▶ **WORK TO DO**: Collect the lines of the entries where "this" shows up.

▶ **PROVIDED RECORDS**:
__________
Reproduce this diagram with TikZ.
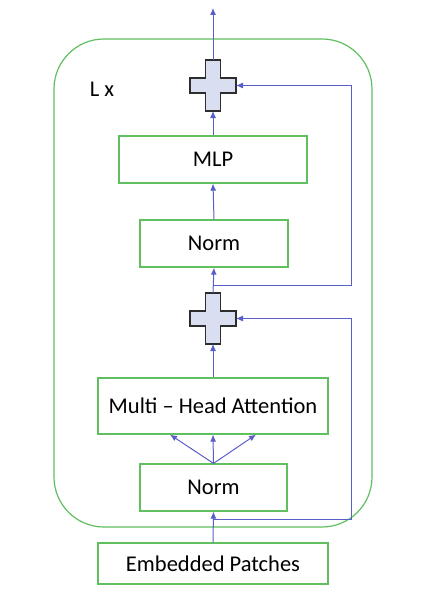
__________
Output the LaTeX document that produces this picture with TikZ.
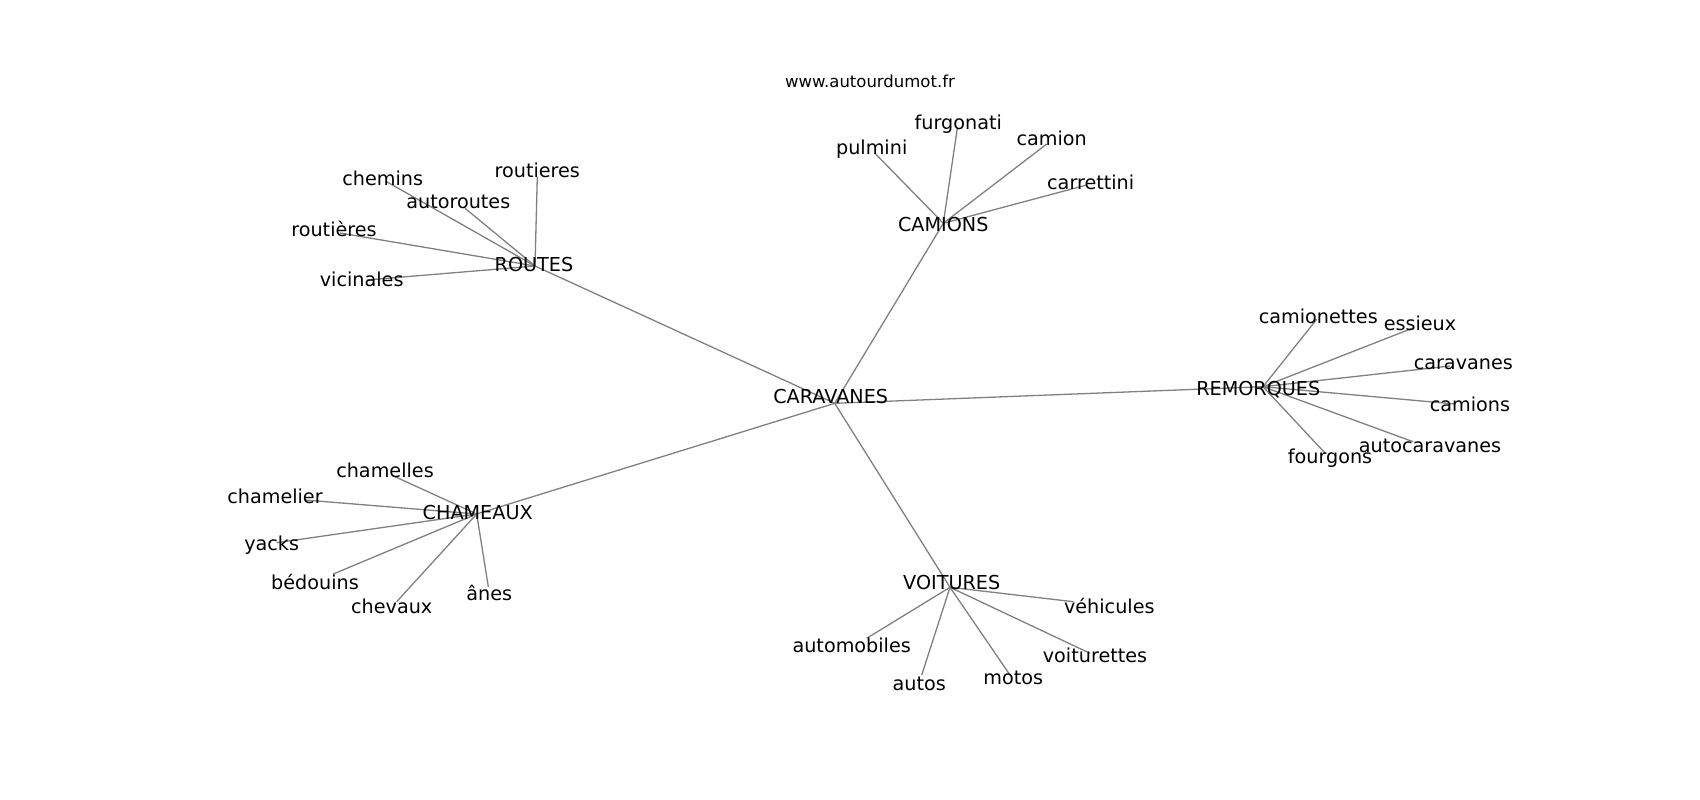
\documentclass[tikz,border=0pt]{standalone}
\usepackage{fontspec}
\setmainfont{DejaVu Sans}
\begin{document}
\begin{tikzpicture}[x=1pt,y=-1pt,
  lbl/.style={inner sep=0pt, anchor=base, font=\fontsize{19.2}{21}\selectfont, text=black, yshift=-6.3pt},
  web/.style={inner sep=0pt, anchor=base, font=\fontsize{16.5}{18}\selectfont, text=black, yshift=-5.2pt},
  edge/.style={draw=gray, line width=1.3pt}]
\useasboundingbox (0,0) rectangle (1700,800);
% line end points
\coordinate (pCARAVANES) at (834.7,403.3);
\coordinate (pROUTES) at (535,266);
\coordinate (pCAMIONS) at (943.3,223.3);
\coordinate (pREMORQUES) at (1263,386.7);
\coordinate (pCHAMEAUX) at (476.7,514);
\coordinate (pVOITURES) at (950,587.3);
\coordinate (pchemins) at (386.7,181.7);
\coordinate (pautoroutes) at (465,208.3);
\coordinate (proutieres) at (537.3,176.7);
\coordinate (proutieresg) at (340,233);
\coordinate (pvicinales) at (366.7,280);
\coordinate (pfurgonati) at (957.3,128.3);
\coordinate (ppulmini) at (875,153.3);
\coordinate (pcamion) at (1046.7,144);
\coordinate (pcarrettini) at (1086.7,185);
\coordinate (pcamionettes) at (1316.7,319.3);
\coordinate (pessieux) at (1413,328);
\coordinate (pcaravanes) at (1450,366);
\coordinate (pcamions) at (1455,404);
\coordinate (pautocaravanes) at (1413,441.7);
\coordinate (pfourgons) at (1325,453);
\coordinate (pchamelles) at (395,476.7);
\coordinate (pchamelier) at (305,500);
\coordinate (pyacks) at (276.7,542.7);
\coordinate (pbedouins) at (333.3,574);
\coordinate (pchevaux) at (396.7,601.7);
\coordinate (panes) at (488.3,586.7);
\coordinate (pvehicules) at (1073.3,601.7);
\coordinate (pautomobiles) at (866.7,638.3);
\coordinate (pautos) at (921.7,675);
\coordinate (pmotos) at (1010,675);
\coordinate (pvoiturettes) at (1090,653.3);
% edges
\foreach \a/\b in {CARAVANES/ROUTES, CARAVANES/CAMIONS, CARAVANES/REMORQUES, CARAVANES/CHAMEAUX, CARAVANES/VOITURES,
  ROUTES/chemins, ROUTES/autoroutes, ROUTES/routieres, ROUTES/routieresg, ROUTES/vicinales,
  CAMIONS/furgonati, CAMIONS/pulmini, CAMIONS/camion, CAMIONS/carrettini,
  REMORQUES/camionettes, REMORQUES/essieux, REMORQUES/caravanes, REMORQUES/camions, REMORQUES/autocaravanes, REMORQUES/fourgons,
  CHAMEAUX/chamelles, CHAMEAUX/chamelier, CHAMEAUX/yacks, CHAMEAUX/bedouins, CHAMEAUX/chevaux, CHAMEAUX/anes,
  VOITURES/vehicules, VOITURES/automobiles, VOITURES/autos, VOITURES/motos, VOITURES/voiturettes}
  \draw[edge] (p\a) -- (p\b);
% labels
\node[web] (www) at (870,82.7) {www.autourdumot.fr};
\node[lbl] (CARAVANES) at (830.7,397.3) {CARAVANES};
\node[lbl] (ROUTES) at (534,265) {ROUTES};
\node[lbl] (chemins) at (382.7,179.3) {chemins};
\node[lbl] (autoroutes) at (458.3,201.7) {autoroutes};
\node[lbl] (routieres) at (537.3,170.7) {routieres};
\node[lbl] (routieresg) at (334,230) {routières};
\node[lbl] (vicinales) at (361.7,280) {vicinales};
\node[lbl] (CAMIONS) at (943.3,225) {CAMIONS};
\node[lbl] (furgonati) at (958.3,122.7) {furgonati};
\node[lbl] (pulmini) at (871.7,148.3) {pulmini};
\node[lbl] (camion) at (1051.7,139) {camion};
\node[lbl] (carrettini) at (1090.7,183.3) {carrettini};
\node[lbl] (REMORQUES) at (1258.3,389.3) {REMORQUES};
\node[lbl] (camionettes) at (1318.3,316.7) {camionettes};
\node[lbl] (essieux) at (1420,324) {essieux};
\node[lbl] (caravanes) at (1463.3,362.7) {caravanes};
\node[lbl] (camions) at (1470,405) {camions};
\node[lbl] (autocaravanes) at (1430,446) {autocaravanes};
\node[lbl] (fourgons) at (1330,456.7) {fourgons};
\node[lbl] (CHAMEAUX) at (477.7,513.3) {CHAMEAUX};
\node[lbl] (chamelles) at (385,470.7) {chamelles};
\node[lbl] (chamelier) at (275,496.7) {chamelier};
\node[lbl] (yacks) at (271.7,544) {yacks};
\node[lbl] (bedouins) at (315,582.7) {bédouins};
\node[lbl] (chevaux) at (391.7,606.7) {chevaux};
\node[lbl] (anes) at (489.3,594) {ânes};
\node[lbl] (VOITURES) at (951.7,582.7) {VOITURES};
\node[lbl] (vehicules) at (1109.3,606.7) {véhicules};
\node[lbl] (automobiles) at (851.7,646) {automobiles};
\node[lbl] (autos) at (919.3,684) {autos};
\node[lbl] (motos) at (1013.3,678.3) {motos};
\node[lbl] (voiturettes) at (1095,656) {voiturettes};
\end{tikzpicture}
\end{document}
__________
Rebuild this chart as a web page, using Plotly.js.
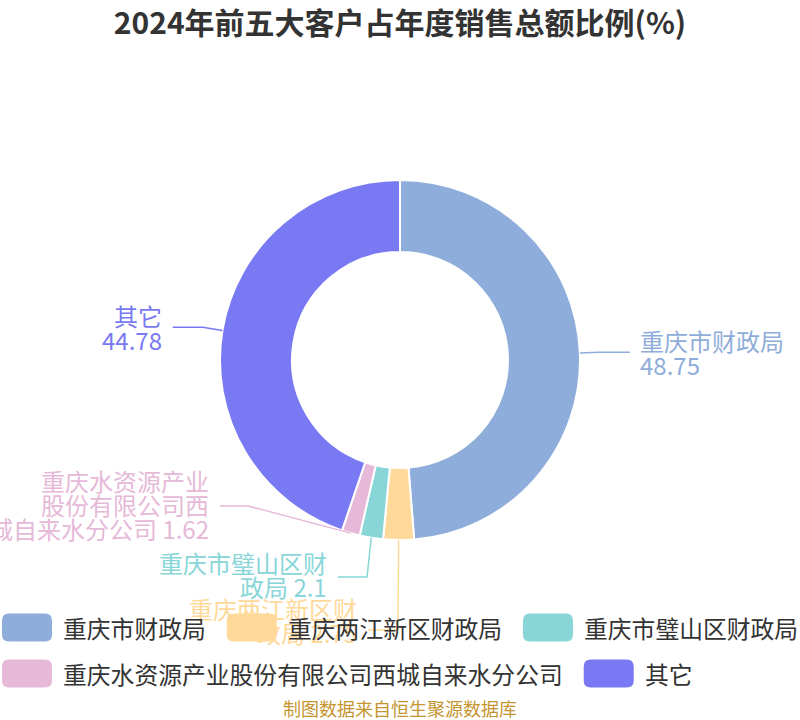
__________
▶ **WORKED ANSWER**:
Reproduce this diagram with TikZ.
Output the LaTeX document that produces this picture with TikZ.
Rebuild this chart as a web page, using Plotly.js.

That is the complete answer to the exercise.